And to finish it, if you calculate the curvature of your model to be different from 0, you don't have a flat earth. I hope this is clear
Only in an orthonormal reference frame. Shapes only make sense if you have defined a basis.
No, curvature
does not depend on the choice of coordinates. You could define curvature without ever mentioning coordinates.
We have presented two differently shaped models of the same physics.
They can't be differentiated by any test.
Therefore it's impossible to know the shape of the earth.
You don't have two different shapes. You said it yourself - take the globe, change coordinates, this is what you get. This cannot alter the "shape" you were using,
no matter what coordinates you try to use. If your curvature was non-zero to start with, you can't make it zero (globally) just by a change in coordinate system.
We now have 2 models: one with a flat earth, and one with a globe.
No, still only a globe represented differently than usual
How do we know which one is correct?

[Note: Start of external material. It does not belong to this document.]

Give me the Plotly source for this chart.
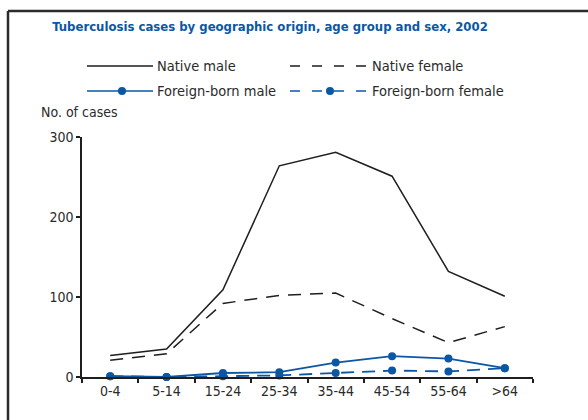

We device a test and check which model matches the results.
Only problem, both models are identical and always give the same result. There's no way to tell which one is right.
Ergo, we can't measure the true shape of the earth.
They give you the same result because they are the same model. Try to explain the sun/moon going below the horizon for an observer, but for others is still visible high in the sky. Or the fact that constellations keep their shape throughout the night, or the sun keeping the same size all day, or earth being seen as a globe from space. Of course you could chalk it up to "earth is flat, therefore some weird thing happens". But then you're not devising a test to know the shape, you're assuming the shape and then fitting everything else to that. Or, again, you invoke some handwavy-not-supported physics for that.
As for inventing physics: please tell me why light travels straight in a globe world?
My guess is because it matches observations. Same thing with curvy light on a flat planet.
The two models are just one. The explanation remains the same.
Light travels straight provided there are no ways to refract, deflect or interact with light. We see they go straight (as in follow a geodesic) because this is what is observed and measured, no matter what the shape of the earth is. The sun is not the only source of light we have, you know. In this case, theory and experiment agree. However, bendy light on a flat earth is a complete ad hoc hypothesis, as it starts with the earth being flat and then it has to explain sunsets, sunrises, etc.
Only if you're assuming an orthonormal basis. In an orthonormal basis Australia is broken.
The flat world i'm presenting has the equator and the NS-line as axis and coordinates are expressed in degrees (lat/long along these axis, just like a celestial coordinates)
I'm not assuming any basis. If the earth is flat, any map of it is a projection of a disk onto a smaller disk; no distortion happens. That means that if I measured the width of Australia to be 3000km (random number, doesn't matter for the argument) and 3000 pixels in a map, the scale is 1km/pixel
everywhere. Therefore, measuring 3000 pixels anywhere else on the map means that distance is also 3000km.
And just to reiterate,
distance is invariant by a change in coordinate system.
How will you tell?
Both models are indistinguishable. You called them a single model.
There is no measurement or observation of reality that can tell them apart. They both represent is equally well.
They are a single model, and it was not me who said it, it was you. You took a globe earth, changed coordinates and projected it in a disk. Everything else was made to fit that disk based on the observations made on a globe earth.